Charts and diagrams as code:

----------------

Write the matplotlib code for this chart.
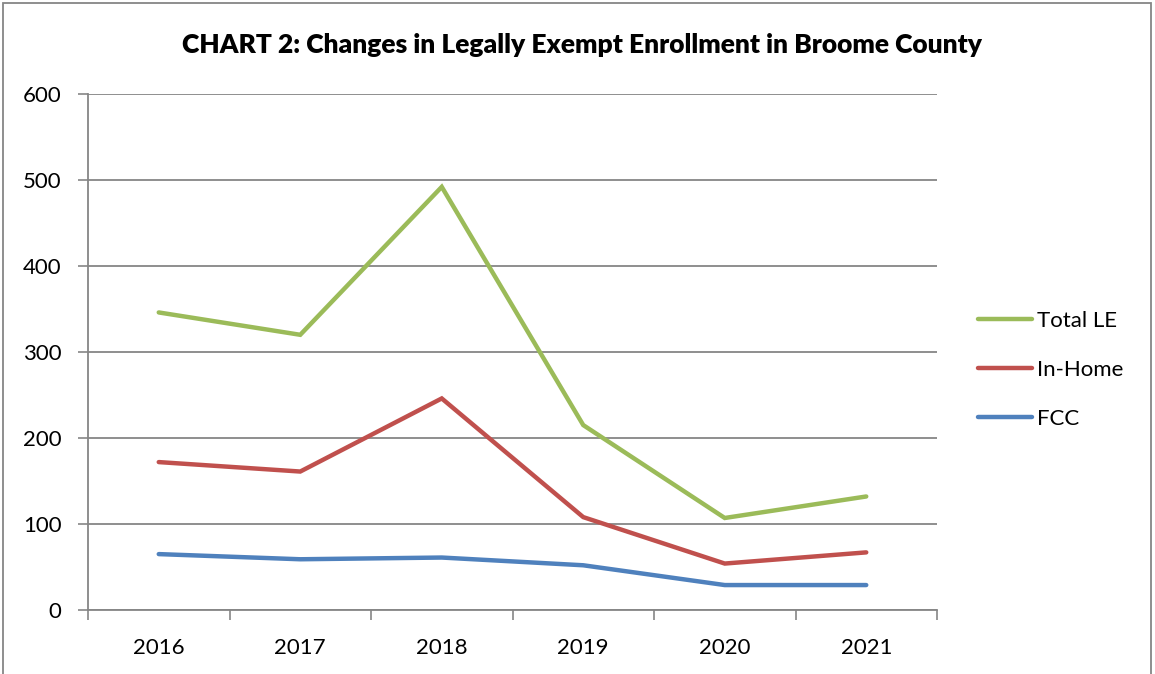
import matplotlib
matplotlib.use("Agg")
import matplotlib.pyplot as plt
from matplotlib.patches import Rectangle

years = ["2016", "2017", "2018", "2019", "2020", "2021"]
total_le = [346, 320, 492, 215, 107, 132]
in_home = [172, 161, 246, 108, 54, 67]
fcc = [65, 59, 61, 52, 29, 29]

series_names = ["Total LE", "In-Home", "FCC"]
series_colors = ["#9BBB59", "#C0504D", "#4F81BD"]

plt.rcParams["font.family"] = ["Lato", "DejaVu Sans"]

fig = plt.figure(figsize=(11.55, 6.74), dpi=100)
ax = fig.add_axes([88 / 1155, 1 - 610 / 674, (937 - 88) / 1155, (610 - 94) / 674])

x = list(range(len(years)))
for vals, name, col in zip([total_le, in_home, fcc], series_names, series_colors):
    ax.plot(x, vals, color=col, lw=3.2, label=name, solid_capstyle="round",
            solid_joinstyle="miter")

ax.set_xlim(-0.5, len(years) - 0.5)
ax.set_ylim(0, 600)
ax.set_yticks(range(0, 601, 100))
ax.set_xticks(x)
ax.set_xticklabels(years)
ax.set_xticks([i - 0.5 for i in range(len(years) + 1)], minor=True)
ax.tick_params(axis="x", which="major", length=0, pad=20, labelsize=16)
ax.tick_params(axis="x", which="minor", length=7, color="#868686", width=1.2)
ax.tick_params(axis="y", length=7, color="#868686", width=1.2, labelsize=16, pad=12)
ax.grid(axis="y", color="#868686", lw=1.3)
ax.set_axisbelow(True)
for side in ["top", "right"]:
    ax.spines[side].set_visible(False)
for side in ["left", "bottom"]:
    ax.spines[side].set_color("#868686")
    ax.spines[side].set_linewidth(1.3)

fig.text(582 / 1155, 1 - 45 / 674, "CHART 2: Changes in Legally Exempt Enrollment in Broome County",
         ha="center", va="center", fontsize=19, fontweight="heavy")

leg = ax.legend(loc="center left", bbox_to_anchor=(958 / 1155, 1 - 370 / 674),
                bbox_transform=fig.transFigure, frameon=False, fontsize=16,
                handlelength=2.45, handletextpad=0.2, labelspacing=1.3)

fig.patches.append(Rectangle((3 / 1155, -0.01), 1148 / 1155, 1 - 3 / 674 + 0.01,
                             transform=fig.transFigure, fill=False,
                             edgecolor="#868686", lw=1.3))

fig.savefig("out.png", dpi=100)
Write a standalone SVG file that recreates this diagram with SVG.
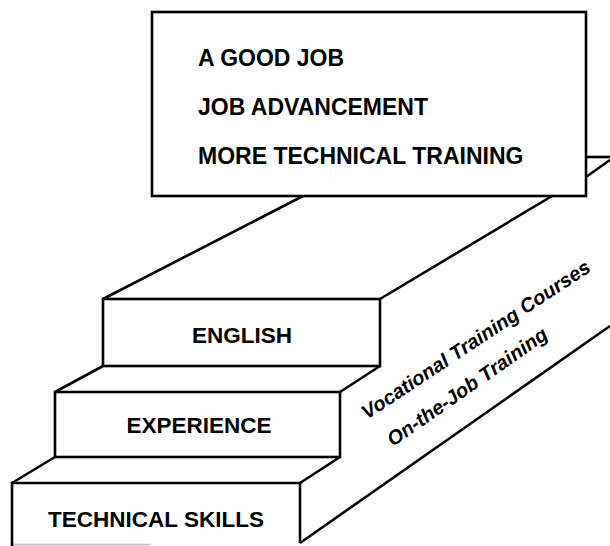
<svg xmlns="http://www.w3.org/2000/svg" width="610" height="546" viewBox="0 0 610 546">
  <style>
    .edge { fill: none; stroke: #000; stroke-width: 2.6; stroke-linejoin: miter; stroke-linecap: butt; }
    .face { fill: #fff; stroke: #000; stroke-width: 2.6; }
    .cap { font-family: "Liberation Sans", Arial, sans-serif; font-weight: bold; fill: #000; }
    .goal { font-size: 23px; }
    .step { font-size: 22.5px; text-anchor: middle; }
    .side { font-family: "Liberation Sans", Arial, sans-serif; font-weight: bold; font-style: italic; font-size: 20px; fill: #000; }
  </style>
  <rect width="610" height="546" fill="#fff"/>

  <!-- perspective edges of the staircase -->
  <g id="connectors">
    <!-- upper landing, running back behind the goal box -->
    <path class="edge" d="M103 299 L303 196"/>
    <path class="edge" d="M380 299 L552 196"/>
    <path class="edge" d="M586 157 L610 157"/>
    <path class="edge" d="M586 177 L610 160"/>
    <!-- tread between ENGLISH and EXPERIENCE -->
    <path class="edge" d="M55 392 L103 366"/>
    <path class="edge" d="M340 392 L380 366"/>
    <!-- tread between EXPERIENCE and TECHNICAL SKILLS -->
    <path class="edge" d="M12 483 L55 457"/>
    <path class="edge" d="M300 483 L340 457"/>
    <!-- lower edge of the side face -->
    <path class="edge" d="M300 543 L610 326"/>
    <!-- faint base line -->
    <path d="M12 544.5 L150 544.5" stroke="#bbb" stroke-width="1.5"/>
  </g>

  <g id="goals">
    <rect class="face" x="152" y="12" width="434" height="184"/>
    <text class="cap goal" x="198" y="66">A GOOD JOB</text>
    <text class="cap goal" x="198" y="115">JOB ADVANCEMENT</text>
    <text class="cap goal" x="198" y="164">MORE TECHNICAL TRAINING</text>
  </g>

  <g id="step-english">
    <rect class="face" x="103" y="299" width="277" height="67"/>
    <text class="cap step" x="242" y="343">ENGLISH</text>
  </g>

  <g id="step-experience">
    <rect class="face" x="55" y="392" width="285" height="65"/>
    <text class="cap step" x="199" y="433">EXPERIENCE</text>
  </g>

  <g id="step-technical-skills">
    <path class="edge" d="M12 546 L12 483 L300 483 L300 543"/>
    <text class="cap step" x="156" y="527">TECHNICAL SKILLS</text>
  </g>

  <g id="side-labels">
    <text class="side" transform="translate(367 420) rotate(-33.6)">Vocational Training Courses</text>
    <text class="side" transform="translate(393 447) rotate(-35)">On-the-Job Training</text>
  </g>
</svg>
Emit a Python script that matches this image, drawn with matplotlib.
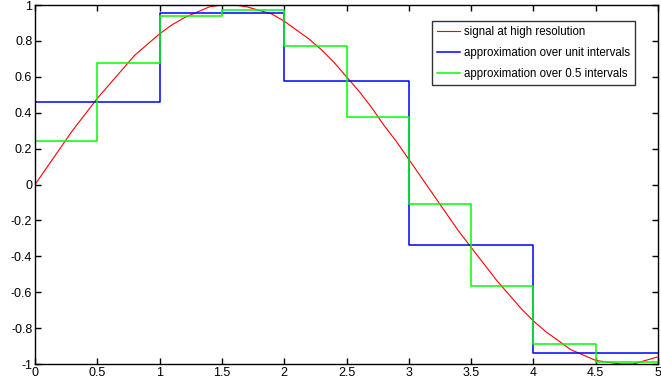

----------------

:: Exercise goal ::
Restate each of the entries above word for word and skip every image.

:: Answer to the exercise ::
Write the matplotlib code for this chart.
import matplotlib
matplotlib.use("Agg")
import matplotlib.pyplot as plt
from matplotlib.patches import Rectangle

years = ["2016", "2017", "2018", "2019", "2020", "2021"]
total_le = [346, 320, 492, 215, 107, 132]
in_home = [172, 161, 246, 108, 54, 67]
fcc = [65, 59, 61, 52, 29, 29]

series_names = ["Total LE", "In-Home", "FCC"]
series_colors = ["#9BBB59", "#C0504D", "#4F81BD"]

plt.rcParams["font.family"] = ["Lato", "DejaVu Sans"]

fig = plt.figure(figsize=(11.55, 6.74), dpi=100)
ax = fig.add_axes([88 / 1155, 1 - 610 / 674, (937 - 88) / 1155, (610 - 94) / 674])

x = list(range(len(years)))
for vals, name, col in zip([total_le, in_home, fcc], series_names, series_colors):
    ax.plot(x, vals, color=col, lw=3.2, label=name, solid_capstyle="round",
            solid_joinstyle="miter")

ax.set_xlim(-0.5, len(years) - 0.5)
ax.set_ylim(0, 600)
ax.set_yticks(range(0, 601, 100))
ax.set_xticks(x)
ax.set_xticklabels(years)
ax.set_xticks([i - 0.5 for i in range(len(years) + 1)], minor=True)
ax.tick_params(axis="x", which="major", length=0, pad=20, labelsize=16)
ax.tick_params(axis="x", which="minor", length=7, color="#868686", width=1.2)
ax.tick_params(axis="y", length=7, color="#868686", width=1.2, labelsize=16, pad=12)
ax.grid(axis="y", color="#868686", lw=1.3)
ax.set_axisbelow(True)
for side in ["top", "right"]:
    ax.spines[side].set_visible(False)
for side in ["left", "bottom"]:
    ax.spines[side].set_color("#868686")
    ax.spines[side].set_linewidth(1.3)

fig.text(582 / 1155, 1 - 45 / 674, "CHART 2: Changes in Legally Exempt Enrollment in Broome County",
         ha="center", va="center", fontsize=19, fontweight="heavy")

leg = ax.legend(loc="center left", bbox_to_anchor=(958 / 1155, 1 - 370 / 674),
                bbox_transform=fig.transFigure, frameon=False, fontsize=16,
                handlelength=2.45, handletextpad=0.2, labelspacing=1.3)

fig.patches.append(Rectangle((3 / 1155, -0.01), 1148 / 1155, 1 - 3 / 674 + 0.01,
                             transform=fig.transFigure, fill=False,
                             edgecolor="#868686", lw=1.3))

fig.savefig("out.png", dpi=100)
Write a standalone SVG file that recreates this diagram with SVG.
<svg xmlns="http://www.w3.org/2000/svg" width="610" height="546" viewBox="0 0 610 546">
  <style>
    .edge { fill: none; stroke: #000; stroke-width: 2.6; stroke-linejoin: miter; stroke-linecap: butt; }
    .face { fill: #fff; stroke: #000; stroke-width: 2.6; }
    .cap { font-family: "Liberation Sans", Arial, sans-serif; font-weight: bold; fill: #000; }
    .goal { font-size: 23px; }
    .step { font-size: 22.5px; text-anchor: middle; }
    .side { font-family: "Liberation Sans", Arial, sans-serif; font-weight: bold; font-style: italic; font-size: 20px; fill: #000; }
  </style>
  <rect width="610" height="546" fill="#fff"/>

  <!-- perspective edges of the staircase -->
  <g id="connectors">
    <!-- upper landing, running back behind the goal box -->
    <path class="edge" d="M103 299 L303 196"/>
    <path class="edge" d="M380 299 L552 196"/>
    <path class="edge" d="M586 157 L610 157"/>
    <path class="edge" d="M586 177 L610 160"/>
    <!-- tread between ENGLISH and EXPERIENCE -->
    <path class="edge" d="M55 392 L103 366"/>
    <path class="edge" d="M340 392 L380 366"/>
    <!-- tread between EXPERIENCE and TECHNICAL SKILLS -->
    <path class="edge" d="M12 483 L55 457"/>
    <path class="edge" d="M300 483 L340 457"/>
    <!-- lower edge of the side face -->
    <path class="edge" d="M300 543 L610 326"/>
    <!-- faint base line -->
    <path d="M12 544.5 L150 544.5" stroke="#bbb" stroke-width="1.5"/>
  </g>

  <g id="goals">
    <rect class="face" x="152" y="12" width="434" height="184"/>
    <text class="cap goal" x="198" y="66">A GOOD JOB</text>
    <text class="cap goal" x="198" y="115">JOB ADVANCEMENT</text>
    <text class="cap goal" x="198" y="164">MORE TECHNICAL TRAINING</text>
  </g>

  <g id="step-english">
    <rect class="face" x="103" y="299" width="277" height="67"/>
    <text class="cap step" x="242" y="343">ENGLISH</text>
  </g>

  <g id="step-experience">
    <rect class="face" x="55" y="392" width="285" height="65"/>
    <text class="cap step" x="199" y="433">EXPERIENCE</text>
  </g>

  <g id="step-technical-skills">
    <path class="edge" d="M12 546 L12 483 L300 483 L300 543"/>
    <text class="cap step" x="156" y="527">TECHNICAL SKILLS</text>
  </g>

  <g id="side-labels">
    <text class="side" transform="translate(367 420) rotate(-33.6)">Vocational Training Courses</text>
    <text class="side" transform="translate(393 447) rotate(-35)">On-the-Job Training</text>
  </g>
</svg>
Emit a Python script that matches this image, drawn with matplotlib.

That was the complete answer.